Городовой Еременко, думая, что вопрос московского судебного следователя обращен конкретно к нему, четко ответил:
— Ляжки и… это самое место, — показал он на самый низ живота.
— Верно! — Иван Федорович одобрительно посмотрел на Еременко и снова повернулся к околоточному надзирателю: — Мы обливаем себе брюки и выглядим, будто сходили по малой нужде прямо в штаны. В крайнем случае, если сидим близко к столу, мы обливаем себе живот и нижнюю часть груди. Но не ключицы, заметьте, не руки, не шею, и тем паче не лицо. Далее. — Воловцов сделал эффектную паузу и метнул острый взгляд на Петухова: — Если принять вашу вторую версию, которая подразумевает самоубийство посредством обливания себя керосином и затем поджигания, то тогда как вы объясните столь аккуратное положение тела? Смотрите, на ее юбке даже нет складок. Как она могла так аккуратно упасть, пылая в огне, чтобы на юбке не образовалось ни единой складочки? Да и положение тела очень спокойное, будто она собралась просто полежать на спине и отдохнуть. Мне всегда казалось, что если сжигаемый человек не привязан к столбу и не сидит на колу, то он мечется, бежит куда-то, катается по полу, орет, машет руками, пытаясь сбить пламя, ведь это страшно больно… Вы пытаетесь мне возразить? — заметил некоторое нетерпение Петухова Иван Федорович. — Хотите сказать, что она могла вначале лечь, а потом облить себя керосином и зажечься?

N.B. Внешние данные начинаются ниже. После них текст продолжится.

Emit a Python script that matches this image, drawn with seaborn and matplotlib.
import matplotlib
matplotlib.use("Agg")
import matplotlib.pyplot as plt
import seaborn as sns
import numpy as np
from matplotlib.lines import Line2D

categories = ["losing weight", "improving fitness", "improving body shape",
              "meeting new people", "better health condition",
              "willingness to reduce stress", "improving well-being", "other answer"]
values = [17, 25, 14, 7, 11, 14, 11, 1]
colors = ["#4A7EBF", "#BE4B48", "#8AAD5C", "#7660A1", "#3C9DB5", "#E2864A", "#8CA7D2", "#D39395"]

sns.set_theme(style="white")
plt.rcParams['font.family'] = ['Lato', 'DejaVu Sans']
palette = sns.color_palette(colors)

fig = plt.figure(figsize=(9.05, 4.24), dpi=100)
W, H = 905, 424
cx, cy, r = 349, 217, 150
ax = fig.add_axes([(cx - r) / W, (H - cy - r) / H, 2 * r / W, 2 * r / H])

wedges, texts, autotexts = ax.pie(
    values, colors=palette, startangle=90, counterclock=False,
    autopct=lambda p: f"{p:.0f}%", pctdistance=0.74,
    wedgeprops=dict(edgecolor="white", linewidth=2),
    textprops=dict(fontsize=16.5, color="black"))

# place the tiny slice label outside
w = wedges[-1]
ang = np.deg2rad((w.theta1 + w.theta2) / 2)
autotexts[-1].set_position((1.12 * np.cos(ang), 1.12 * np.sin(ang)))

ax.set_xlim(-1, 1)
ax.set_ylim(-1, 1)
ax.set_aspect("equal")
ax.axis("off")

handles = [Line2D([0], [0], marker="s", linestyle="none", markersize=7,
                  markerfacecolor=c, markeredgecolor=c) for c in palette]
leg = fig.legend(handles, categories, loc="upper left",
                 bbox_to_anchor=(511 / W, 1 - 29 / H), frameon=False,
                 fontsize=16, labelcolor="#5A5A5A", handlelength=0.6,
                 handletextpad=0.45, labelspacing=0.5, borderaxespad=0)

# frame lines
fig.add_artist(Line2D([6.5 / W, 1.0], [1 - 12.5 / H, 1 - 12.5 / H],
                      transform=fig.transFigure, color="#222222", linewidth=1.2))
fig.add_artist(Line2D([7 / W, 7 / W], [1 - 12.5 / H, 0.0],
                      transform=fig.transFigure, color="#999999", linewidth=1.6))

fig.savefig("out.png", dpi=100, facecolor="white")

— Именно так, — успел вставить фразу в сделанную Воловцовым паузу околоточный надзиратель.
— Ну, и как вы это себе представляете? Старушка Кокошина ложится на пол, разглаживает юбку, чтобы было все пристойно и аккуратно, потом обливается керосином и зажигается? И лежит неподвижно, стиснув от боли зубы и боясь пошевелиться, дабы не испортить свой облик и не помять юбку? Но это же абсурд!
— Да-а, что-то тут не та-а-ак, — глубокомысленно протянул городовой, став после ответа Воловцову явным его союзником.
— Ты еще тут будешь свои заключения строить, — едва не прошипел Петухов, не собирающийся сдаваться.